### WHAT THIS TASK INVOLVES
Quote all lines below exactly. Images stay out.
.....
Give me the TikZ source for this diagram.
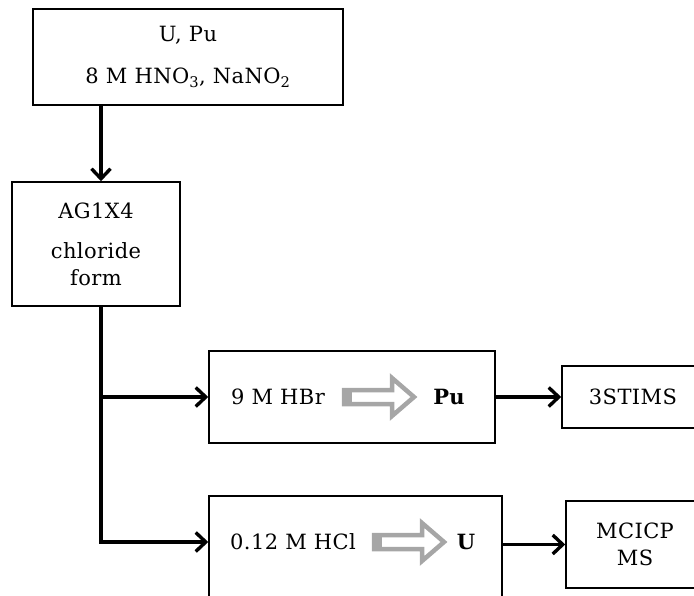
\documentclass[tikz,border=0pt]{standalone}
\usepackage{fontspec}
\setmainfont[LetterSpace=2]{DejaVu Serif}
\usetikzlibrary{positioning}
\usetikzlibrary{calc}
\usetikzlibrary{arrows.meta}
\definecolor{arrowgray}{RGB}{166,166,166}

\tikzset{
  box/.style={draw, line width=1.6pt, inner sep=0pt, align=center},
  flow/.style={line width=3.4pt, -{Straight Barb[length=10pt, width=19pt, line width=3.4pt]}},
  hollow/.style={draw=arrowgray, line width=4.5pt, fill=white, line join=miter},
  hollow arrow/.pic={
    \draw[hollow] (0,-7) -- (48,-7) -- (48,-19) -- (70,0) -- (48,19) -- (48,7) -- (0,7) -- cycle;
    \fill[arrowgray] (-2.2,-9.2) rectangle (8,9.2);
  }
}

\begin{document}
\begin{tikzpicture}[x=1pt, y=-1pt, font=\fontsize{21}{27}\selectfont]
    \useasboundingbox (0,0) rectangle (694,596);
    \clip (0,0) rectangle (694,596);

    % feed solution
    \node[box, minimum width=310, minimum height=96] (feed) at (188,57)
        {U, Pu\\[15pt]8 M HNO\textsubscript{3}, NaNO\textsubscript{2}};
    % resin column
    \node[box, minimum width=168, minimum height=124] (resin) at (96,244)
        {AG1X4\\[13pt]chloride\\form};

    % Pu elution
    \node[box, minimum width=286, minimum height=92] (hbrbox) at (352,397) {};
    \node (hbr) at (278,397) {9 M HBr};
    \pic at (344,397) {hollow arrow};
    \node[font=\fontsize{21}{27}\selectfont\bfseries] (pu) at (449,397) {Pu};
    \node[box, minimum width=142, minimum height=62] (stims) at (633,397) {3STIMS};

    % U elution
    \node[box, minimum width=293, minimum height=150] (hclbox) at (355.5,571) {};
    \node (hcl) at (293,542) {0.12 M HCl};
    \pic at (374,542) {hollow arrow};
    \node[font=\fontsize{21}{27}\selectfont\bfseries] (u) at (466,542) {U};
    \node[box, minimum width=138, minimum height=87] (icp) at (635,544.5) {MCICP\\MS};

    % connectors
    \coordinate (split) at (101,542);
    \draw[flow] (feed.south -| split) -- (resin.north -| split);
    \draw[flow] (resin.south -| split) |- (hcl -| hclbox.west);
    \draw[flow] (hbrbox.west -| split) -- (hbrbox.west);
    \draw[flow] (hbrbox.east) -- (stims.west);
    \draw[flow] (icp.west -| hclbox.east) -- (icp.west);
\end{tikzpicture}
\end{document}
.....
### EXERCISE OUTPUT
Give me the TikZ source for this diagram.
\documentclass[tikz,border=0pt]{standalone}
\usepackage{fontspec}
\setmainfont[LetterSpace=2]{DejaVu Serif}
\usetikzlibrary{positioning}
\usetikzlibrary{calc}
\usetikzlibrary{arrows.meta}
\definecolor{arrowgray}{RGB}{166,166,166}

\tikzset{
  box/.style={draw, line width=1.6pt, inner sep=0pt, align=center},
  flow/.style={line width=3.4pt, -{Straight Barb[length=10pt, width=19pt, line width=3.4pt]}},
  hollow/.style={draw=arrowgray, line width=4.5pt, fill=white, line join=miter},
  hollow arrow/.pic={
    \draw[hollow] (0,-7) -- (48,-7) -- (48,-19) -- (70,0) -- (48,19) -- (48,7) -- (0,7) -- cycle;
    \fill[arrowgray] (-2.2,-9.2) rectangle (8,9.2);
  }
}

\begin{document}
\begin{tikzpicture}[x=1pt, y=-1pt, font=\fontsize{21}{27}\selectfont]
    \useasboundingbox (0,0) rectangle (694,596);
    \clip (0,0) rectangle (694,596);

    % feed solution
    \node[box, minimum width=310, minimum height=96] (feed) at (188,57)
        {U, Pu\\[15pt]8 M HNO\textsubscript{3}, NaNO\textsubscript{2}};
    % resin column
    \node[box, minimum width=168, minimum height=124] (resin) at (96,244)
        {AG1X4\\[13pt]chloride\\form};

    % Pu elution
    \node[box, minimum width=286, minimum height=92] (hbrbox) at (352,397) {};
    \node (hbr) at (278,397) {9 M HBr};
    \pic at (344,397) {hollow arrow};
    \node[font=\fontsize{21}{27}\selectfont\bfseries] (pu) at (449,397) {Pu};
    \node[box, minimum width=142, minimum height=62] (stims) at (633,397) {3STIMS};

    % U elution
    \node[box, minimum width=293, minimum height=150] (hclbox) at (355.5,571) {};
    \node (hcl) at (293,542) {0.12 M HCl};
    \pic at (374,542) {hollow arrow};
    \node[font=\fontsize{21}{27}\selectfont\bfseries] (u) at (466,542) {U};
    \node[box, minimum width=138, minimum height=87] (icp) at (635,544.5) {MCICP\\MS};

    % connectors
    \coordinate (split) at (101,542);
    \draw[flow] (feed.south -| split) -- (resin.north -| split);
    \draw[flow] (resin.south -| split) |- (hcl -| hclbox.west);
    \draw[flow] (hbrbox.west -| split) -- (hbrbox.west);
    \draw[flow] (hbrbox.east) -- (stims.west);
    \draw[flow] (icp.west -| hclbox.east) -- (icp.west);
\end{tikzpicture}
\end{document}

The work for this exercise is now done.